Friday, 5 April 2024 to Sunday, 7 April 2024

Communist or Muslim: Soviet Muslim Operatives, the KGB, and Islam in the 1970s-1980s

Sat6 Apr11:30am(15 mins)
Where:
Teaching Room B
Presenter:

Authors

Vassily Klimentov11 University of Zurich, Switzerland

Discussion

The study of Islam in the Soviet Union has been experiencing a revival during the last twenty years. The opening of the archives of the Soviet agencies tasked with regulating religion, including the Council for the Affairs of Religious Cults/ Council for Religious Affairs and the Spiritual Administration of the Muslims of Central Asia and Kazakhstan, and field research among (post-)Soviet Muslims led to the emergence of a new historiography.
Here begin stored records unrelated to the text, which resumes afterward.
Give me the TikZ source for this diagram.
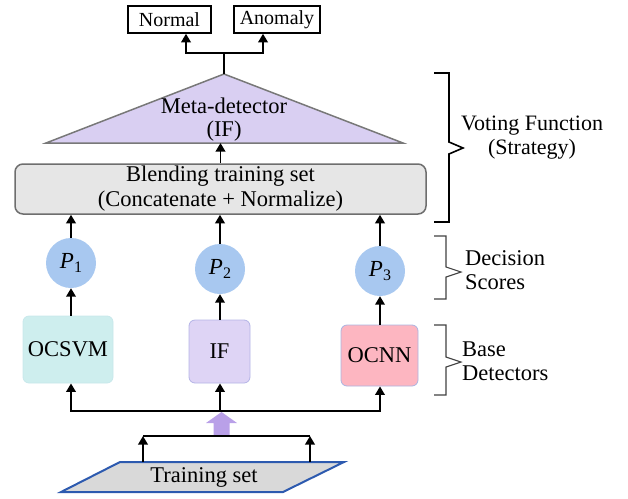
\documentclass[tikz,border=0pt]{standalone}
\usepackage{fontspec}
\setmainfont{Liberation Serif}
\usetikzlibrary{arrows.meta,calc}
\definecolor{tri}{RGB}{217,207,242}
\definecolor{trib}{RGB}{120,120,120}
\definecolor{blendf}{RGB}{230,230,230}
\definecolor{blendb}{RGB}{110,110,110}
\definecolor{circ}{RGB}{168,200,240}
\definecolor{cyanf}{RGB}{206,238,238}
\definecolor{cyanb}{RGB}{200,232,235}
\definecolor{iff}{RGB}{222,212,245}
\definecolor{ifb}{RGB}{180,180,230}
\definecolor{pinkf}{RGB}{253,182,193}
\definecolor{pinkb}{RGB}{170,180,225}
\definecolor{purp}{RGB}{185,160,232}
\definecolor{trainf}{RGB}{217,217,217}
\definecolor{trainb}{RGB}{45,90,175}
\newcommand{\pscore}[1]{\textit{P}\raisebox{-0.35ex}{\fontsize{16}{16}\selectfont #1}}
\begin{document}
\begin{tikzpicture}[x=1pt,y=-1pt,
  font=\fontsize{22.5}{23}\selectfont,
  arr/.style={line width=1.9pt,-{Triangle[length=8.5pt,width=9.5pt]}},
  ln/.style={line width=1.9pt},
  outbox/.style={draw,line width=1.6pt,minimum height=27pt,inner sep=0pt,font=\fontsize{20}{21}\selectfont},
  score/.style={circle,fill=circ,minimum size=50pt,inner sep=0pt,font=\fontsize{23}{23}\selectfont},
  det/.style={rounded corners=6pt,draw,line width=0.8pt,inner sep=0pt},
  brk/.style={line width=1.6pt},
  brk2/.style={line width=1.1pt,draw=darkgray},
  lab/.style={align=left,anchor=west,inner sep=0pt,font=\fontsize{22.5}{24}\selectfont}
]
\useasboundingbox (0,0) rectangle (628,498);

% outputs
\node[outbox,minimum width=83pt] (normal) at (169.5,19.5) {Normal};
\node[outbox,minimum width=86pt] (anomaly) at (277,19.5) {Anomaly};

% meta-detector triangle
\coordinate (apex) at (224,74);
\coordinate (bl) at (46,143);
\coordinate (br) at (403,143);
\draw[fill=tri,draw=trib,line width=1.5pt] (apex) -- (br) -- (bl) -- cycle;
\node[align=center,inner sep=0pt] (meta) at (224,120) {Meta-detector\\(IF)};

\coordinate (split) at (224,53);
\draw[ln] (apex) -- (split);
\draw[arr] (split) -| ($(normal.south)+(16.5,0)$);
\draw[arr] (split) -| ($(anomaly.south)+(-14,0)$);

% blending
\node[draw=blendb,fill=blendf,rounded corners=8pt,line width=1.5pt,minimum width=411pt,minimum height=50pt,align=center,inner sep=0pt,font=\fontsize{22.5}{25}\selectfont] (blend) at (220.5,189) {Blending training set\\(Concatenate + Normalize)};
\draw[arr] (blend.north) -- (blend.north |- bl);

% scores
\node[score] (p1) at (71,263) {\pscore{1}};
\node[score] (p2) at (220,269) {\pscore{2}};
\node[score] (p3) at (380,271) {\pscore{3}};
\draw[arr] (p1) -- (p1 |- blend.south);
\draw[arr] (p2) -- (p2 |- blend.south);
\draw[arr] (p3) -- (p3 |- blend.south);

% base detectors
\node[det,fill=cyanf,draw=cyanb,minimum width=90pt,minimum height=67pt] (ocsvm) at (68,349.5) {OCSVM};
\node[det,fill=iff,draw=ifb,minimum width=61pt,minimum height=63pt] (if) at (219.5,351.5) {IF};
\node[det,fill=pinkf,draw=pinkb,minimum width=77pt,minimum height=61pt] (ocnn) at (379.5,355.5) {OCNN};
\draw[arr] (ocsvm.north -| p1) -- (p1.south);
\draw[arr] (if.north -| p2) -- (p2.south);
\draw[arr] (ocnn.north -| p3) -- (p3.south);

% distribution
\coordinate (d2) at (220,411);
\draw[arr] (d2) -| (ocsvm.south -| p1);
\draw[arr] (d2) -| (ocnn.south -| p3);
\draw[arr] (d2) -- (if.south -| d2);

% purple arrow
\fill[purp] (213.5,436) -- (213.5,423) -- (206,423) -- (221.5,412) -- (237,423) -- (229.5,423) -- (229.5,436) -- cycle;

% training set
\draw[fill=trainf,draw=trainb,line width=2pt] (120,462) -- (344,462) -- (283,492) -- (61,492) -- cycle;
\node (train) at (204,477) {Training set};
\coordinate (t1) at (143,436);
\coordinate (t2) at (310,436);
\draw[ln] (t1) -- (t2);
\draw[arr] (t1 |- 0,462) -- (t1);
\draw[arr] (t2 |- 0,462) -- (t2);

% braces
\draw[brk] (434,73) -- (449,73) -- (449,142) -- (463,148) -- (449,154) -- (449,222) -- (434,222);
\draw[brk2] (434,236) -- (446,236) -- (446,267) -- (461,272) -- (446,277) -- (446,299) -- (434,299);
\draw[brk2] (434,325) -- (446,325) -- (446,357) -- (461,362) -- (446,367) -- (446,395) -- (434,395);

\node[align=center,inner sep=0pt,font=\fontsize{22}{24}\selectfont] (vote) at (532,138) {Voting Function\\(Strategy)};
\node[lab] (dec) at (465,270) {Decision\\Scores};
\node[lab] (base) at (462,361) {Base\\Detectors};
\end{tikzpicture}
\end{document}
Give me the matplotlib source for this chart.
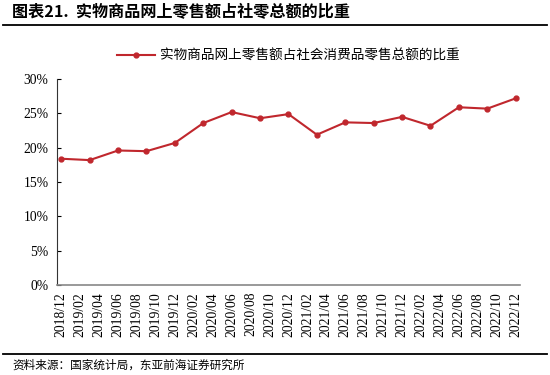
import matplotlib.pyplot as plt
from matplotlib.lines import Line2D

# 季度数据 (月份序号以 2018/12 为 0)
months = [0, 3, 6, 9, 12, 15, 18, 21, 24, 27, 30, 33, 36, 39, 42, 45, 48]
share = [18.4, 18.2, 19.6, 19.5, 20.7, 23.6, 25.2, 24.3, 24.9, 21.9,
         23.7, 23.6, 24.5, 23.2, 25.9, 25.7, 27.2]

# x轴标签 每两个月
tick_pos = list(range(0, 49, 2))
tick_labels = ['2018/12', '2019/02', '2019/04', '2019/06', '2019/08', '2019/10',
               '2019/12', '2020/02', '2020/04', '2020/06', '2020/08', '2020/10',
               '2020/12', '2021/02', '2021/04', '2021/06', '2021/08', '2021/10',
               '2021/12', '2022/02', '2022/04', '2022/06', '2022/08', '2022/10',
               '2022/12']
y_ticks = [0, 5, 10, 15, 20, 25, 30]

plt.rcParams['font.family'] = ['Noto Sans CJK SC', 'DejaVu Sans']
red = '#C0272D'

fig = plt.figure(figsize=(5.5, 3.75), dpi=100)
ax = fig.add_axes([0.1036, 0.24, 0.8418, 0.549])

ax.plot(months, share, '-o', color=red, lw=1.5, ms=3.5,
        label='实物商品网上零售额占社会消费品零售总额的比重')

ax.set_xlim(-0.45, 48.45)
ax.set_ylim(0, 30)
ax.set_xticks(tick_pos)
ax.set_xticklabels(tick_labels, rotation=90, family='Liberation Serif', fontsize=9.8)
ax.set_yticks(y_ticks)
ax.set_yticklabels([f'{v}%' for v in y_ticks], family='Liberation Serif', fontsize=9.8)
ax.tick_params(axis='x', length=0, pad=5)
ax.tick_params(axis='y', length=3, direction='in', pad=6)

for s in ['top', 'right']:
    ax.spines[s].set_visible(False)
ax.spines['left'].set_color('#333333')
ax.spines['bottom'].set_color('#888888')
ax.spines['bottom'].set_linewidth(1.2)

leg = ax.legend(loc='lower center', bbox_to_anchor=(0.5, 1.02), frameon=False,
                fontsize=9.8, handlelength=2.8, handletextpad=0.4)

# 标题和来源
fig.text(0.022, 0.968, '图表21.  实物商品网上零售额占社零总额的比重', fontsize=11.6,
         fontweight='bold', va='center', ha='left')
fig.add_artist(Line2D([0.005, 0.995], [0.933, 0.933], color='black', lw=1.3))
fig.add_artist(Line2D([0.005, 0.995], [0.057, 0.057], color='black', lw=1.3))
fig.text(0.022, 0.025, '资料来源：国家统计局，东亚前海证券研究所', fontsize=8.4,
         va='center', ha='left')

fig.savefig('out.png', dpi=100)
The appearance of other archives, including the Mitrokhin Archive in Cambridge, also played a role. In this context, historians have rethought the relation between communism and Islam among Soviet Muslims. Challenging the opposition between the two ideologies that had been postulated by the so-called Bennigsen School and readily endorsed by American Cold Warriors, this recent historiography has shown how many Soviet Muslims, notably in Central Asia, were able to reconcile the practice of Islam in the private sphere with public adherence to the tenets of communism. Otherwise said, it was acceptable to be both Soviet and Muslim or communist and Muslim. Many scholars thus argued that a form of convergence had emerged between Islam and communism and discarded the ‘Islamic threat’ to the Soviet state that the Bennigsen School had played up. Largely, the KGB and Kremlin’s under-conceptualization of Islamism as a force of disruption in the USSR and the picturing of this new ideology as being confined to the Soviet-Afghan War supported this argument. This article both continues this re-assessment by showing how Soviet Muslims were mobilised at the service of the Soviet state, including as KGB operatives in Muslim countries, and nuances it by highlighting that protest opinions remained strong in Soviet Muslim regions and the KGB continued to aggressively monitor Islamic scholars and leaders. Throughout the Soviet period, the concern that pan-Islamic ideas may contaminate Soviet Muslims – because many of them were not ‘sincere communists’ – remained strong among Soviet intelligence services. Suspicions lingered toward Soviet Muslims even when they acted as agents of the Soviet state abroad. In terms of sources, the article relies on the Mitrokhin Archive and on additional materials from Soviet archives and memoirs, and interviews with Soviet policymakers.